Nigel Farage did a noble thing yesterday in agreeing to stand down Brexit Party candidates in the 317 seats the Tories won in 2017. Unfortunately, it isn’t sufficient to safeguard Brexit. If he fields candidates in Labour seats, which is his current plan, he could still do enough damage to deprive Boris Johnson of a majority and put Jeremy Corbyn in Number 10.
How so? Take the 317 seats the Conservatives won in 2017. Don’t forget, the Tories are now down to 298 MPs, so they’ll need to win 25 more to secure a working majority of 323. But in reality the party will have to make more gains than that because it won’t hold all of those 298.

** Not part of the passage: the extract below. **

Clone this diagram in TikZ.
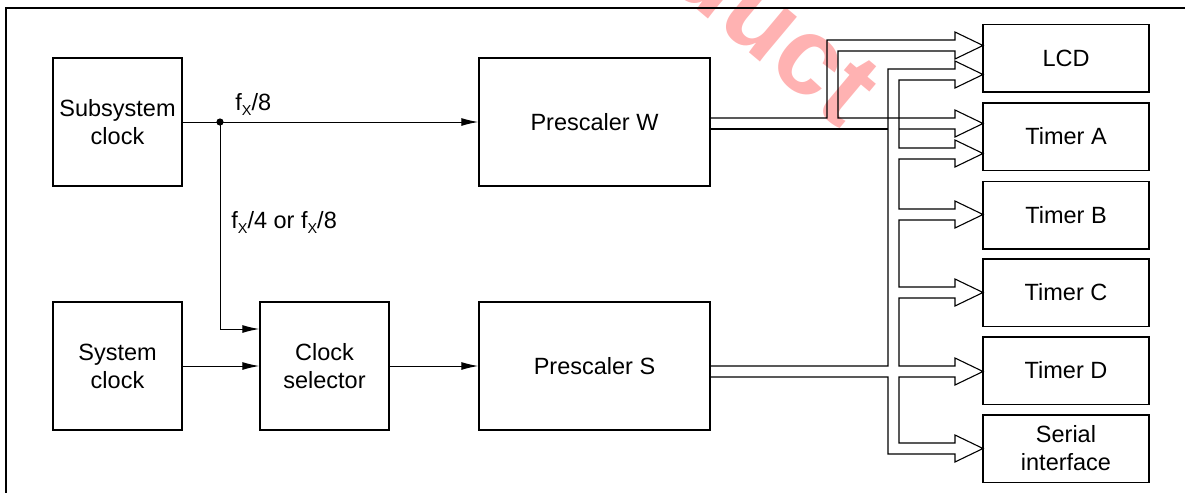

How many seats is it likely to lose? I think it’s a safe bet it won’t lose any where the Labour Party were in second place in 2017. But the same cannot be said of those seats where the Lib Dems and the SNP came second. According to my calculations, if there’s a 7.5 per cent swing away from the Tory incumbent in seats where the Lib Dems came second last time, and a 7.5 per cent swing to the SNP in those seats where the SNP came second, the Conservatives will lose 20 seats – ten to the Lib Dems and ten to the SNP.
Factoring in those losses, the Conservatives will therefore have to win 45 seats to gain a working majority. Let’s assume the party wins back all 19 of the seats it has lost since 2017, including Brecon and Radnorshire which is currently held by the Lib Dems. That leaves the party still needing to win 26 seats.